I had no motivation to do anything (It would take me about an hour just to get out of bed in the mornings) I couldn't see a point in anything what so ever. Everything seemed trivial. "Well whats the point of doing X if Y and Z are just going to happen" ran through my head constantly.

All that changed one day when I was forcefully dragged to the local library by a cousin of mine (I hadn't been outside of the house in weeks) While I was moping around the aisles something caught my eye. It was The Hitchhikers Guide To The Galaxy. It was partly sticking out of the shelf and in the complete wrong section of the library all together. I had remembered the movie wasn't bad and my cousin had said that if I didn't borrow a book I would be left behind and have to walk home myself.

"Eh, this will do..."

Now, before this point I had never been a huge reader. In fact, I always thought reading was stupid" Hahaha who the hell reads? What's the point?! It's boring and trivial. Those complete and utter nerds wasting their time!"
I started reading it and I was pretty much hooked from the first chapter. I couldn’t put it down, it was fantastic to be so interested in something for once. I didn’t know it then but this would later form my “Reading Approach” (I’ll get to that in a bit)

Every single word I read felt like a milestone to me. That gradually evolved onto every single sentence, every paragraph, every chapter, every book. It really was like learning to walk. Small steps at first, tiny little goals to get you started, something you can easily accomplish, like a paragraph or a chapter. Just a couple of months after I finished reading the Hitchhikers series, I was devouring books by the truck load and every book that I finished felt like I had reached a goal, like it was an achievement.

Then this idea formed in my head. What if I applied this to something else? Something I had never done before. So I started walking for fitness. Just a kilometre at first. Day by day I would increase the distance by 100m. When distance no longer was a struggle for me I increased my pace up until I was running 20, 30 kilometres.
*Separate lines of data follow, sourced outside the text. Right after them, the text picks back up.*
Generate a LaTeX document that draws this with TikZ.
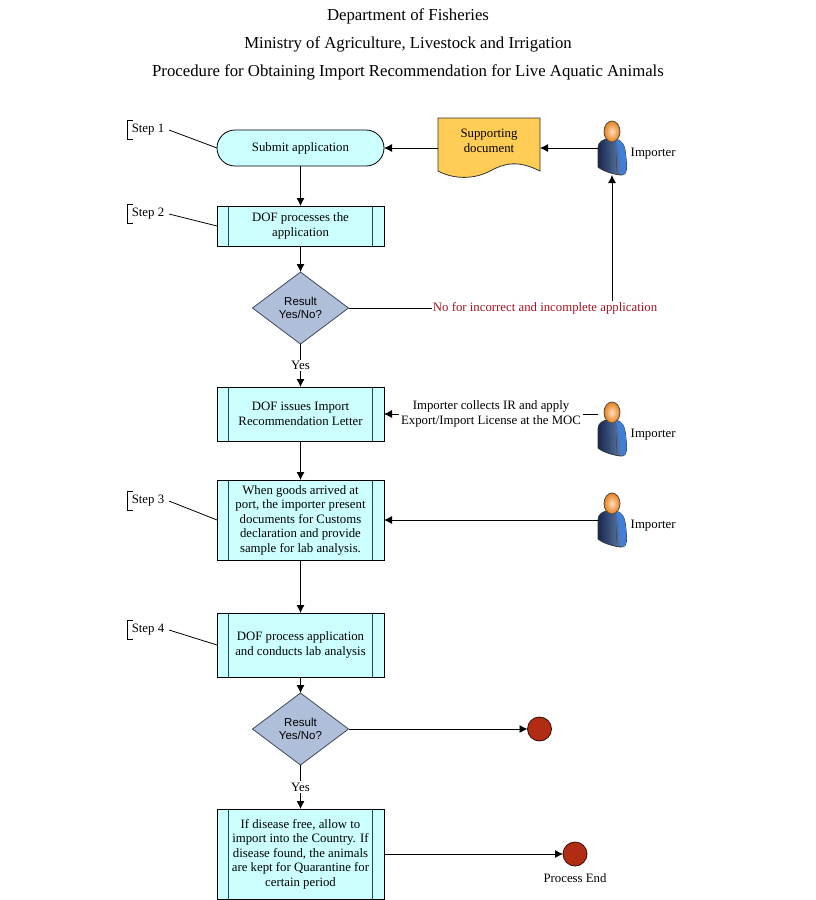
\documentclass[tikz,border=0pt]{standalone}
\usepackage{fontspec}
\setmainfont{Liberation Serif}
\setsansfont{Liberation Sans}
\usetikzlibrary{arrows.meta, positioning, shapes.geometric}
\definecolor{boxfill}{HTML}{CCFFFF}
\definecolor{boxline}{HTML}{23474D}
\definecolor{decfill}{HTML}{AFBFD9}
\definecolor{decline}{HTML}{3F4A5C}
\definecolor{docfill}{HTML}{FFCC55}
\definecolor{endfill}{HTML}{B22C14}
\definecolor{nored}{HTML}{A01420}
\definecolor{bodydark}{HTML}{16264F}
\definecolor{bodymid}{HTML}{6F93C4}
\definecolor{bodyarm}{HTML}{3F7FD8}

\begin{document}
\begin{tikzpicture}[
    x=1pt, y=-1pt, >={Latex[length=8pt,width=8pt]},
    line width=0.8pt,
    txt/.style={font=\fontsize{12.8}{14.5}\selectfont, align=center},
    titletxt/.style={font=\fontsize{16.75}{19}\selectfont},
    terminal/.style={draw, fill=boxfill, rounded corners=18pt, minimum width=167pt, minimum height=36pt, outer sep=0pt, txt},
    subproc/.style={draw, fill=boxfill, minimum width=167pt, minimum height=#1, outer sep=0pt, txt,
        path picture={
            \draw[boxline] ([xshift=11.5pt]path picture bounding box.north west) -- ([xshift=11.5pt]path picture bounding box.south west);
            \draw[boxline] ([xshift=-11.5pt]path picture bounding box.north east) -- ([xshift=-11.5pt]path picture bounding box.south east);
        }},
    decision/.style={diamond, draw=decline, fill=decfill, minimum width=96pt, minimum height=72pt, inner sep=0pt, outer sep=0pt, aspect=1.33, align=center, font=\sffamily\fontsize{11.5}{13.5}\selectfont},
    stepnote/.style={minimum width=42pt, minimum height=19pt, inner sep=0pt, outer sep=0pt, txt},
    actor/.style={minimum width=28pt, minimum height=54pt, inner sep=0pt, outer sep=0pt},
    endpoint/.style={circle, draw=black!70!endfill, fill=endfill, minimum size=24pt, inner sep=0pt, outer sep=0pt},
    person/.pic={
        \draw[draw=black!80, left color=bodydark, right color=bodymid]
            (-14,0) .. controls (-14,-6) and (-9,-9) .. (-3,-9) -- (3,-9)
            .. controls (10,-8) and (13,-4) .. (14,10) .. controls (15,20) and (15,27) .. (10,27)
            .. controls (5,27) and (-8,24) .. (-14,19) -- cycle;
        \fill[bodyarm] (3,-9) .. controls (10,-8) and (13,-4) .. (14,10)
            .. controls (15,20) and (15,27) .. (10,27) .. controls (7,20) and (8,0) .. (3,-9) -- cycle;
        \draw[black!75, line width=0.5pt] (-9,3) -- (-9,20) (-3,6) -- (-3,22) (4,6) -- (5,24);
        \draw[draw=black!70, inner color=orange!25!white, outer color=orange!60!brown] (0,-16.5) ellipse [x radius=8, y radius=10.5];
    },
    ]

    % title
    \node[titletxt] (title1) at (408,16) {Department of Fisheries};
    \node[titletxt] (title2) at (408,44) {Ministry of Agriculture, Livestock and Irrigation};
    \node[titletxt] (title3) at (408,72) {Procedure for Obtaining Import Recommendation for Live Aquatic Animals};
    \path[use as bounding box] (0,0) rectangle (816,900);

    % main column
    \node[terminal] (submit) at (300.5,148) {Submit application};
    \node[subproc=40pt, below=40pt of submit] (proc) {DOF processes the\\application};
    \node[decision, below=26pt of proc] (dec1) {Result\\Yes/No?};
    \node[subproc=54pt, below=43pt of dec1] (issue) {DOF issues Import\\Recommendation Letter};
    \node[subproc=80pt, below=39pt of issue] (port) {When goods arrived at\\port, the importer present\\documents for Customs\\declaration and provide\\sample for lab analysis.};
    \node[subproc=64pt, below=53pt of port] (lab) {DOF process application\\and conducts lab analysis};
    \node[decision, below=16pt of lab] (dec2) {Result\\Yes/No?};
    \node[subproc=90pt, below=44pt of dec2] (free) {If disease free, allow to\\import into the Country. If\\disease found, the animals\\are kept for Quarantine for\\certain period};

    % supporting document
    \node[minimum width=102pt, minimum height=60pt, inner sep=0pt, outer sep=0pt, right=54pt of submit] (doc) {};
    \draw[fill=docfill, draw=black!80] (doc.north west) -- (doc.north east) -- (540,171)
        .. controls (518,160) and (505,163) .. (490,171) .. controls (475,179) and (455,180) .. (438,171) -- cycle;
    \node[txt] (doctext) at ([yshift=7pt]doc) {Supporting\\document};

    % importers
    \node[actor] (imp1) at (612,148) {};
    \node[actor] (imp2) at ([yshift=-15pt]imp1 |- issue) {};
    \node[actor] (imp3) at (imp1 |- port) {};
    \foreach \n in {imp1, imp2, imp3} {
        \pic at (\n) {person};
        \node[txt, right=1pt of \n, yshift=-6pt] (\n text) {Importer};
    }

    % end points
    \node[endpoint, right=179pt of dec2] (end1) {};
    \node[endpoint, right=179pt of free] (end2) {};
    \node[txt, below=4pt of end2] (endtext) {Process End};

    % step notes
    \node[stepnote] (step1) at (148,130) {Step 1};
    \node[stepnote] (step2) at (148,214) {Step 2};
    \node[stepnote] (step3) at (148,501) {Step 3};
    \node[stepnote] (step4) at (148,630) {Step 4};
    \foreach \s/\t in {step1/submit, step2/proc, step3/port, step4/lab} {
        \draw ([xshift=6pt]\s.north west) -- (\s.north west) -- (\s.south west) -- ([xshift=6pt]\s.south west);
        \draw (\s.east) -- (\t.west);
    }

    % arrows
    \draw[->] (submit) -- (proc);
    \draw[->] (proc) -- (dec1);
    \draw[->] (dec1) -- node[fill=white, txt, inner sep=1.5pt] (yes1) {Yes} (issue);
    \draw[->] (issue) -- (port);
    \draw[->] (port) -- (lab);
    \draw[->] (lab) -- (dec2);
    \draw[->] (dec2) -- node[fill=white, txt, inner sep=1.5pt] (yes2) {Yes} (free);
    \draw[->] (doc) -- (submit);
    \draw[->] (imp1) -- (doc);
    \draw[->] (dec1.east) -| node[pos=0.373, fill=white, inner sep=1pt, txt, text=nored] (nolabel) {No for incorrect and incomplete application} (imp1.south);
    \draw[->] (imp2.west |- issue.east) -- node[fill=white, inner sep=2pt, txt] (collect) {Importer collects IR and apply\\Export/Import License at the MOC} (issue.east);
    \draw[->] (imp3) -- (port);
    \draw[->] (dec2) -- (end1);
    \draw[->] (free) -- (end2);
\end{tikzpicture}
\end{document}
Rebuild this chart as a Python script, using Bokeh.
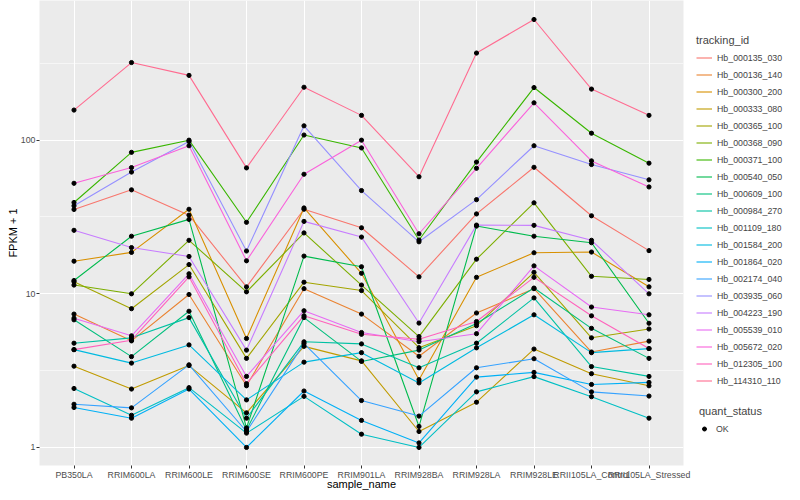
from bokeh.plotting import figure
from bokeh.layouts import row
from bokeh.models import (FactorRange, Range1d, ColumnDataSource, Legend, LegendItem,
                          FixedTicker, BasicTickFormatter)
from bokeh.embed import file_html
from bokeh.resources import INLINE

samples = ["PB350LA", "RRIM600LA", "RRIM600LE", "RRIM600SE", "RRIM600PE", "RRIM901LA",
           "RRIM928BA", "RRIM928LA", "RRIM928LE", "RRII105LA_Control", "RRII105LA_Stressed"]

tracking_ids = ["Hb_000135_030", "Hb_000136_140", "Hb_000300_200", "Hb_000333_080",
                "Hb_000365_100", "Hb_000368_090", "Hb_000371_100", "Hb_000540_050",
                "Hb_000609_100", "Hb_000984_270", "Hb_001109_180", "Hb_001584_200",
                "Hb_001864_020", "Hb_002174_040", "Hb_003935_060", "Hb_004223_190",
                "Hb_005539_010", "Hb_005672_020", "Hb_012305_100", "Hb_114310_110"]

colors = ["#F8766D", "#EA8331", "#D89000", "#C09B00", "#A3A500", "#7CAE00", "#39B600",
          "#00BB4E", "#00BF7D", "#00C1A3", "#00BFC4", "#00BAE0", "#00B0F6", "#35A2FF",
          "#9590FF", "#C77CFF", "#E76BF3", "#FA62DB", "#FF62BC", "#FF6C91"]

# FPKM + 1 per sample (same order as samples)
hb_000135_030 = [35.4, 47.5, 32.5, 11.1, 35.5, 26.9, 12.9, 33.1, 66.6, 32.2, 19.1]
hb_000136_140 = [7.38, 4.94, 9.9, 2.52, 10.8, 7.38, 3.92, 7.5, 10.8, 4.18, 4.92]
hb_000300_200 = [16.3, 18.6, 35.5, 5.12, 36.2, 13.6, 2.76, 12.8, 18.5, 18.7, 11.1]
hb_000333_080 = [3.38, 2.4, 3.41, 1.68, 4.55, 3.66, 1.27, 1.97, 4.37, 3.02, 2.52]
hb_000365_100 = [12.0, 8.0, 15.5, 3.8, 11.9, 10.5, 4.46, 6.2, 13.8, 5.17, 5.9]
hb_000368_090 = [11.4, 10.0, 22.3, 10.3, 24.9, 11.4, 5.27, 16.8, 39.1, 13.0, 12.4]
hb_000371_100 = [39.3, 83.3, 100.0, 29.2, 108.0, 89.0, 22.4, 72.0, 220.0, 111.0, 70.8]
hb_000540_050 = [12.2, 23.7, 30.5, 1.34, 17.6, 15.0, 1.37, 27.6, 23.7, 21.5, 6.43]
hb_000609_100 = [6.77, 3.9, 7.7, 1.30, 7.0, 3.63, 4.3, 6.4, 10.9, 5.96, 3.8]
hb_000984_270 = [4.77, 5.17, 7.0, 1.55, 4.87, 4.72, 3.3, 4.77, 9.4, 3.36, 2.9]
hb_001109_180 = [2.42, 1.62, 2.45, 1.24, 2.15, 1.22, 1.0, 2.3, 2.89, 2.14, 1.55]
hb_001584_200 = [4.33, 3.54, 4.65, 2.04, 3.59, 4.14, 2.63, 4.45, 7.3, 4.14, 4.4]
hb_001864_020 = [1.82, 1.55, 2.4, 1.0, 2.33, 1.5, 1.07, 2.87, 3.08, 2.57, 2.65]
hb_002174_040 = [1.91, 1.81, 3.45, 1.27, 4.74, 2.02, 1.6, 3.3, 3.78, 2.3, 2.16]
hb_003935_060 = [37.4, 62.0, 98.0, 19.0, 124.0, 47.0, 21.8, 41.0, 92.0, 69.4, 55.2]
hb_004223_190 = [25.9, 20.0, 17.5, 4.3, 29.6, 23.4, 6.45, 28.0, 27.9, 22.3, 10.0]
hb_005539_010 = [6.94, 5.33, 13.5, 2.9, 7.76, 5.6, 4.88, 5.5, 15.2, 8.2, 7.3]
hb_005672_020 = [52.4, 66.3, 92.0, 16.4, 60.0, 100.0, 24.6, 65.6, 175.0, 73.3, 49.6]
hb_012305_100 = [4.33, 4.99, 12.9, 2.6, 7.2, 5.45, 5.06, 6.6, 12.8, 7.19, 4.4]
hb_114310_110 = [157.0, 320.0, 264.0, 66.0, 221.0, 145.0, 57.8, 369.0, 610.0, 215.0, 145.0]

series = [hb_000135_030, hb_000136_140, hb_000300_200, hb_000333_080, hb_000365_100,
          hb_000368_090, hb_000371_100, hb_000540_050, hb_000609_100, hb_000984_270,
          hb_001109_180, hb_001584_200, hb_001864_020, hb_002174_040, hb_003935_060,
          hb_004223_190, hb_005539_010, hb_005672_020, hb_012305_100, hb_114310_110]

quant_status = ["OK"]

FONT = "Liberation Sans"
H = 492

p = figure(width=691, height=H,
           x_range=FactorRange(factors=samples, range_padding=0.1, range_padding_units="absolute"),
           y_axis_type="log", y_range=Range1d(0.763, 811),
           output_backend="svg", toolbar_location=None,
           min_border_left=39, min_border_right=8, min_border_top=0, min_border_bottom=20)
p.background_fill_color = "#EBEBEB"
p.border_fill_color = "white"
p.outline_line_color = None

p.xgrid.grid_line_color = "white"
p.xgrid.grid_line_width = 1.1
p.ygrid.grid_line_color = "white"
p.ygrid.grid_line_width = 1.1
p.ygrid.minor_grid_line_color = "white"
p.ygrid.minor_grid_line_width = 0.55

p.yaxis.ticker = FixedTicker(ticks=[1, 10, 100], minor_ticks=[0.3162, 3.162, 31.62, 316.2])
p.yaxis.formatter = BasicTickFormatter()

for ax in (p.xaxis[0], p.yaxis[0]):
    ax.axis_line_color = None
    ax.major_tick_line_color = "#333333"
    ax.major_tick_out = 3
    ax.major_tick_in = 0
    ax.minor_tick_out = 0
    ax.minor_tick_in = 0
    ax.major_label_text_font = FONT
    ax.major_label_text_font_size = "8.8px"
    ax.major_label_text_color = "#4D4D4D"
    ax.major_label_standoff = 1
    ax.axis_label_text_font = FONT
    ax.axis_label_text_font_size = "11px"
    ax.axis_label_text_font_style = "normal"
    ax.axis_label_text_color = "black"

p.xaxis.axis_label_standoff = -5
p.yaxis.axis_label_standoff = -1
p.xaxis.axis_label = "sample_name"
p.yaxis.axis_label = "FPKM + 1"

xs_all, ys_all = [], []
for tid, col, vals in zip(tracking_ids, colors, series):
    src = ColumnDataSource(dict(x=samples, y=vals))
    p.line("x", "y", source=src, line_color=col, line_width=1.1)
    xs_all.extend(samples)
    ys_all.extend(vals)

p.scatter(xs_all, ys_all, size=4.2, color="black")

# legend panel: swatch-only renderers (a single NaN row, nothing is drawn in the panel)
q = figure(width=100, height=H, output_backend="svg", toolbar_location=None,
           x_axis_location=None, y_axis_location=None,
           x_range=Range1d(0, 1), y_range=Range1d(0, 1),
           min_border=0)
q.outline_line_color = None
q.grid.visible = False
q.background_fill_color = "white"
q.border_fill_color = "white"

nan = float("nan")
items = []
for tid, col in zip(tracking_ids, colors):
    r = q.line(x=[nan], y=[nan], line_color=col, line_width=1.1)
    items.append(LegendItem(label=tid, renderers=[r]))
ok_r = q.scatter(x=[nan], y=[nan], size=4.2, color="black")

common = dict(title_text_font=FONT, title_text_font_size="11px", title_text_font_style="normal",
              title_standoff=3, label_text_font=FONT, label_text_font_size="8.8px",
              glyph_height=17, label_height=17,
              spacing=0, padding=0, margin=0,
              border_line_color=None, background_fill_alpha=0)

leg1 = Legend(items=items, location=(5, 76), title="tracking_id",
              glyph_width=16, label_standoff=5, **common)
leg2 = Legend(items=[LegendItem(label=quant_status[0], renderers=[ok_r])], location=(8, 28),
              title="quant_status", glyph_width=10, label_standoff=7, **common)
q.add_layout(leg1)
q.add_layout(leg2)

layout = row(p, q, spacing=0)
open("out.html", "w").write(file_html(layout, INLINE))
I ended up calling this strategy of mine the Reading Approach. I use it for everything now. Since then I’ve run marathons, I’ve read thousands of books, I’ve learned Russian and applied it to internet marketing and through this method I’ve increased my outlook on life. I’m now the happiest I’ve ever been!

I can honestly say that the Hitchhikers Guide To The Galaxy saved my life.

So I guess, in general, if you’re feeling down in the dumps or like you can’t do something, start small. Really small, even if it’s a word at a time, just start and you’ll achieve AMAZING things. We all have the ability to do so. The Human body and brain is the most amazing thing in this universe and you can do anything with them.
#dark #deep #place #pulling
  • Profile picture of the author Beckley
    I couldn't agree more! I've hit many rough patches in my life when even the seemingly big pleasures in life held no joy. But something that has alway helped is finding one small thing to focus on; a book, a song, even a short walk in the woods and just let yourself go into that experience completely. Put everything else out of your mind and fully experience that one small thing. I'm not sure how or why it works but it seems to hit a mental/emotional "reset" button and things start to seem OK again. One thing leads to the next and before long, I'm back on track, enjoying life and work again.